Below are entries; repeat exactly, and nothing else, the lines from the one holding "Give me the" through the one holding "const EXTRA_BOTTOM = 23;", inclusive. Leave the pictures out.

[Stored dataset items]
——

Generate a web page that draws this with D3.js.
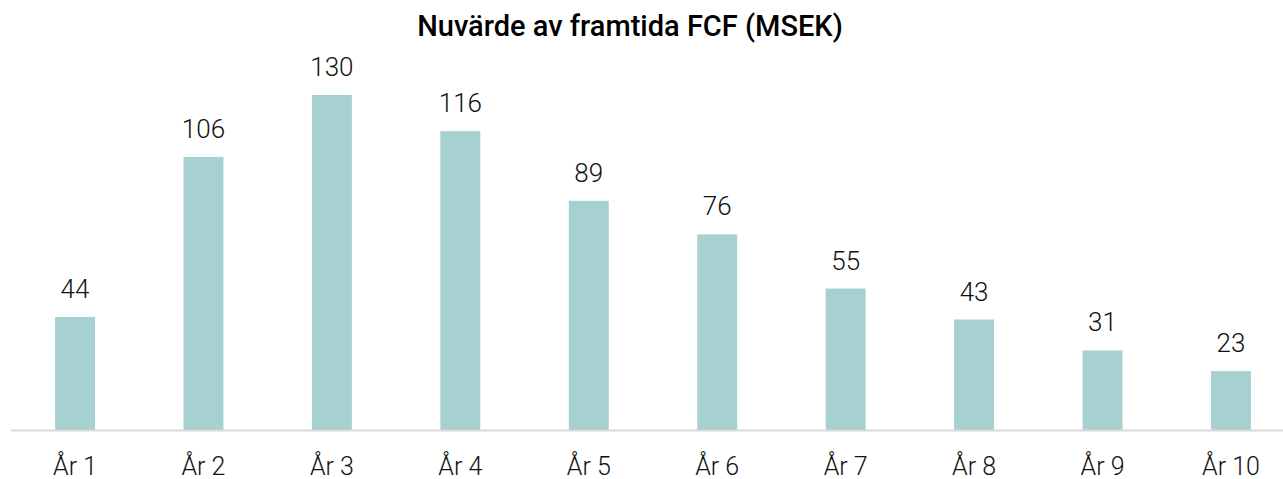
<!DOCTYPE html>
<html>
<head>
<meta charset="utf-8">
<script src="https://cdn.jsdelivr.net/npm/d3@7"></script>
<style>
  body { margin: 0; background: #fff; }
  svg { display: block; font-family: Roboto, "Open Sans", sans-serif; }
</style>
</head>
<body>
<svg width="1283" height="479"></svg>
<script>
// data
var years = ['År 1', 'År 2', 'År 3', 'År 4', 'År 5', 'År 6', 'År 7', 'År 8', 'År 9', 'År 10'];
var values = [44, 106, 130, 116, 89, 76, 55, 43, 31, 23];
var title = 'Nuvärde av framtida FCF (MSEK)';

var svg = d3.select('svg'),
    width = +svg.attr('width'),
    height = +svg.attr('height');

var baseY = 430.5;

var x = d3.scaleBand()
    .domain(years)
    .range([10.8, 1295.2])
    .paddingInner(0.689)
    .paddingOuter(0.3445);

var y = d3.scaleLinear()
    .domain([0, 130])
    .range([baseY, 95]);

// title
svg.append('text')
    .attr('x', 630)
    .attr('y', 36)
    .attr('text-anchor', 'middle')
    .style('font-size', '29px')
    .style('font-weight', 500)
    .style('fill', '#000')
    .text(title);

var data = years.map(function(d, i) { return {year: d, value: values[i]}; });

svg.selectAll('.bar')
    .data(data)
  .enter().append('rect')
    .attr('class', 'bar')
    .attr('x', function(d) { return x(d.year); })
    .attr('width', x.bandwidth())
    .attr('y', function(d) { return y(d.value); })
    .attr('height', function(d) { return baseY - y(d.value); })
    .style('fill', '#a7d1d1');

// value labels
svg.selectAll('.val')
    .data(data)
  .enter().append('text')
    .attr('class', 'val')
    .attr('x', function(d) { return x(d.year) + x.bandwidth() / 2; })
    .attr('y', function(d) { return y(d.value) - 19; })
    .attr('text-anchor', 'middle')
    .style('font-size', '26px')
    .style('font-weight', 300)
    .style('fill', '#111')
    .text(function(d) { return d.value; });

// x axis
var axis = svg.append('g')
    .attr('transform', 'translate(0,' + baseY + ')')
    .call(d3.axisBottom(x).tickSize(0).tickPadding(0));

axis.select('.domain')
    .attr('d', 'M11,0H' + width)
    .style('stroke', '#d9d9d9')
    .style('stroke-width', 2);

axis.selectAll('.tick text')
    .attr('dy', null)
    .attr('y', 44)
    .style('font-family', 'Roboto, sans-serif')
    .style('font-size', '25px')
    .style('font-weight', 300)
    .style('fill', '#111');
</script>
</body>
</html>
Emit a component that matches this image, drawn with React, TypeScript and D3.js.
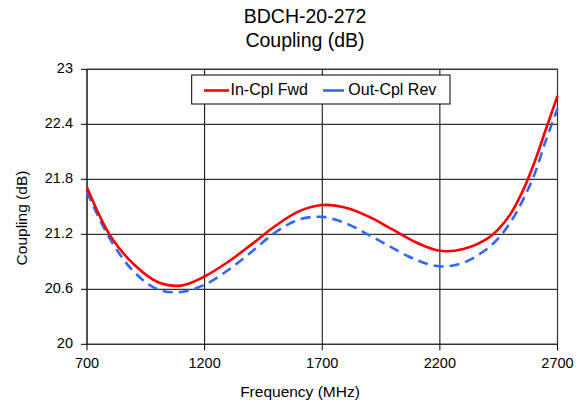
import React from "react";
import * as d3 from "d3";

const freqs = [700, 800, 900, 1000, 1100, 1200, 1300, 1400, 1500, 1600, 1700, 1800, 1900, 2000, 2100, 2200, 2300, 2400, 2450, 2500, 2550, 2600, 2650, 2700];
const inCplFwd = [21.71, 21.18, 20.87, 20.68, 20.64, 20.74, 20.9, 21.09, 21.29, 21.45, 21.52, 21.49, 21.39, 21.25, 21.11, 21.02, 21.04, 21.15, 21.26, 21.42, 21.66, 21.97, 22.34, 22.71];
const outCplRev = [21.66, 21.14, 20.79, 20.6, 20.57, 20.65, 20.81, 21.01, 21.22, 21.36, 21.39, 21.32, 21.19, 21.05, 20.92, 20.85, 20.89, 21.04, 21.16, 21.33, 21.56, 21.84, 22.22, 22.57];
const xTicks = [700, 1200, 1700, 2200, 2700];
const yTicks = [20, 20.6, 21.2, 21.8, 22.4, 23];
const yTickLabels = ["20", "20.6", "21.2", "21.8", "22.4", "23"];
const seriesNames = ["In-Cpl Fwd", "Out-Cpl Rev"];
const titleLines = ["BDCH-20-272", "Coupling (dB)"];
const xTitle = "Frequency (MHz)";
const yTitle = "Coupling (dB)";

const W = 582;
const H = 403;
const left = 87;
const right = 557.5;
const top = 69.3;
const bottom = 344.3;
const font = "'Liberation Sans', Arial, sans-serif";

export default function App() {
  const x = d3.scaleLinear().domain([700, 2700]).range([left, right]);
  const y = d3.scaleLinear().domain([20, 23]).range([bottom, top]);
  const line = d3
    .line<number>()
    .x((_, i) => x(freqs[i]))
    .y((v) => y(v))
    .curve(d3.curveCatmullRom.alpha(0.5));

  return (
    <svg
      width={W}
      height={H}
      style={{ position: "absolute", left: 0, top: 0, background: "#fff" }}
      fontFamily={font}
    >
      <rect x={0} y={0} width={W} height={H} fill="#fff" />
      {titleLines.map((t, i) => (
        <text key={t} x={305} y={18 + i * 24} textAnchor="middle" dominantBaseline="middle" fontSize={19.5} fill="#000">
          {t}
        </text>
      ))}
      {yTicks.map((v) => (
        <line key={"gy" + v} x1={left} x2={right} y1={y(v)} y2={y(v)} stroke="#000" strokeWidth={1} />
      ))}
      {xTicks.map((v) => (
        <line key={"gx" + v} x1={x(v)} x2={x(v)} y1={top} y2={bottom} stroke="#000" strokeWidth={1} />
      ))}
      <rect x={left} y={top} width={right - left} height={bottom - top} fill="none" stroke="#333" strokeWidth={1.2} />
      {yTicks.map((v, i) => (
        <g key={"ty" + v}>
          <line x1={left - 6} x2={left} y1={y(v)} y2={y(v)} stroke="#000" />
          <text x={left - 14} y={y(v)} textAnchor="end" dominantBaseline="middle" fontSize={14.5} fill="#000">
            {yTickLabels[i]}
          </text>
        </g>
      ))}
      {xTicks.map((v) => (
        <g key={"tx" + v}>
          <line x1={x(v)} x2={x(v)} y1={bottom} y2={bottom + 6} stroke="#000" />
          <text x={x(v)} y={364} textAnchor="middle" dominantBaseline="middle" fontSize={14.5} fill="#000">
            {v}
          </text>
        </g>
      ))}
      <text x={300} y={393} textAnchor="middle" dominantBaseline="middle" fontSize={15.5} fill="#000">
        {xTitle}
      </text>
      <text
        transform={`translate(23,218) rotate(-90)`}
        textAnchor="middle"
        dominantBaseline="middle"
        fontSize={15.5}
        fill="#000"
      >
        {yTitle}
      </text>
      <path d={line(outCplRev) || ""} fill="none" stroke="#3366FF" strokeWidth={2.6} strokeDasharray="10,6" />
      <path d={line(inCplFwd) || ""} fill="none" stroke="#FF0000" strokeWidth={2.6} />
      <rect x={191.7} y={75} width={258.3} height={29} fill="#fff" stroke="#000" strokeWidth={1} />
      <line x1={204} x2={229} y1={90.5} y2={90.5} stroke="#FF0000" strokeWidth={2.6} />
      <text x={230.5} y={90.5} dominantBaseline="middle" fontSize={16} fill="#000">
        {seriesNames[0]}
      </text>
      <line x1={323} x2={344} y1={90.5} y2={90.5} stroke="#3366FF" strokeWidth={2.6} />
      <text x={348.3} y={90.5} dominantBaseline="middle" fontSize={16} fill="#000">
        {seriesNames[1]}
      </text>
    </svg>
  );
}
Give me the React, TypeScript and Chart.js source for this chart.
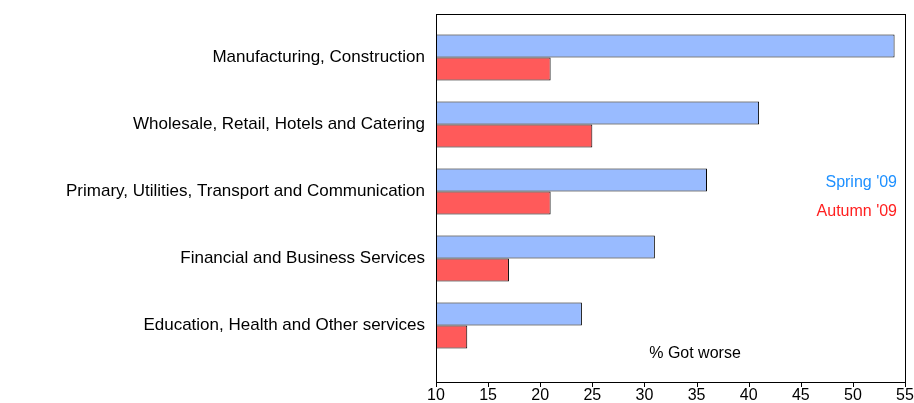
import { useEffect, useRef } from 'react';
import { Chart, registerables } from 'chart.js';

Chart.register(...registerables);

const categories = [
  'Manufacturing, Construction',
  'Wholesale, Retail, Hotels and Catering',
  'Primary, Utilities, Transport and Communication',
  'Financial and Business Services',
  'Education, Health and Other services',
];
const spring09 = [54, 41, 36, 31, 24];
const autumn09 = [21, 25, 21, 17, 13];
const xTicks = [10, 15, 20, 25, 30, 35, 40, 45, 50, 55];

const FONT = { family: 'Liberation Sans, Arial, sans-serif', size: 16 };
const EXTRA_TOP = 10;
const EXTRA_BOTTOM = 23;

const overlay = {
  id: 'overlay',
  afterDraw(chart: Chart) {
    const { ctx, chartArea: a } = chart;
    const top = a.top - EXTRA_TOP;
    const bottom = a.bottom + EXTRA_BOTTOM;
    const x = chart.scales.x;
    ctx.save();
    ctx.strokeStyle = '#000';
    ctx.lineWidth = 1;
    ctx.strokeRect(a.left + 0.5, top + 0.5, a.right - a.left, bottom - top);
    ctx.beginPath();
    xTicks.forEach((v) => {
      const px = Math.round(x.getPixelForValue(v)) + 0.5;
      ctx.moveTo(px, bottom);
      ctx.lineTo(px, bottom + 5);
    });
    ctx.stroke();
    ctx.font = `16px ${FONT.family}`;
    ctx.textAlign = 'right';
    ctx.textBaseline = 'middle';
    ctx.fillStyle = '#1E90FF';
    ctx.fillText("Spring '09", a.right - 8, a.top + 159);
    ctx.fillStyle = '#FF2020';
    ctx.fillText("Autumn '09", a.right - 8, a.top + 188);
    ctx.fillStyle = '#000';
    ctx.textAlign = 'center';
    ctx.fillText('% Got worse', a.left + 259, a.bottom - 5);
    ctx.restore();
  },
};

export default function App() {
  const ref = useRef<HTMLCanvasElement>(null);
  useEffect(() => {
    if (!ref.current) return;
    const chart = new Chart(ref.current, {
      type: 'bar',
      data: {
        labels: categories,
        datasets: [
          { label: "Spring '09", data: spring09, backgroundColor: '#99BBFF', borderColor: '#000', borderWidth: 1, borderSkipped: false },
          { label: "Autumn '09", data: autumn09, backgroundColor: '#FF5A5A', borderColor: '#000', borderWidth: 1, borderSkipped: false },
        ],
      },
      options: {
        indexAxis: 'y',
        animation: false,
        responsive: false,
        layout: { padding: { left: 0, right: 9, top: 24, bottom: 0 } },
        datasets: { bar: { categoryPercentage: 0.69, barPercentage: 1 } },
        plugins: { legend: { display: false }, tooltip: { enabled: false } },
        scales: {
          x: {
            min: 10,
            max: 55,
            grid: { display: false },
            border: { display: false },
            ticks: { stepSize: 5, color: '#000', font: FONT, padding: 19, maxRotation: 0 },
            afterFit: (s: any) => { s.height = 44; s.paddingLeft = 0; s.paddingRight = 0; },
          },
          y: {
            grid: { display: false, drawTicks: true, tickLength: 7, color: '#000' },
            border: { color: '#000' },
            ticks: { color: '#000', font: { ...FONT, size: 17 }, padding: 4 },
            afterFit: (s: any) => { s.width = 436; s.paddingTop = 0; s.paddingBottom = 0; },
          },
        },
      },
      plugins: [overlay],
    });
    return () => chart.destroy();
  }, []);
  return (
    <div style={{ position: 'fixed', left: 0, top: 0, width: 914, height: 403, background: '#fff' }}>
      <canvas ref={ref} width={914} height={403} />
    </div>
  );
}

——

## RESULT FOR THIS TASK
Give me the React, TypeScript and Chart.js source for this chart.
import { useEffect, useRef } from 'react';
import { Chart, registerables } from 'chart.js';

Chart.register(...registerables);

const categories = [
  'Manufacturing, Construction',
  'Wholesale, Retail, Hotels and Catering',
  'Primary, Utilities, Transport and Communication',
  'Financial and Business Services',
  'Education, Health and Other services',
];
const spring09 = [54, 41, 36, 31, 24];
const autumn09 = [21, 25, 21, 17, 13];
const xTicks = [10, 15, 20, 25, 30, 35, 40, 45, 50, 55];

const FONT = { family: 'Liberation Sans, Arial, sans-serif', size: 16 };
const EXTRA_TOP = 10;
const EXTRA_BOTTOM = 23;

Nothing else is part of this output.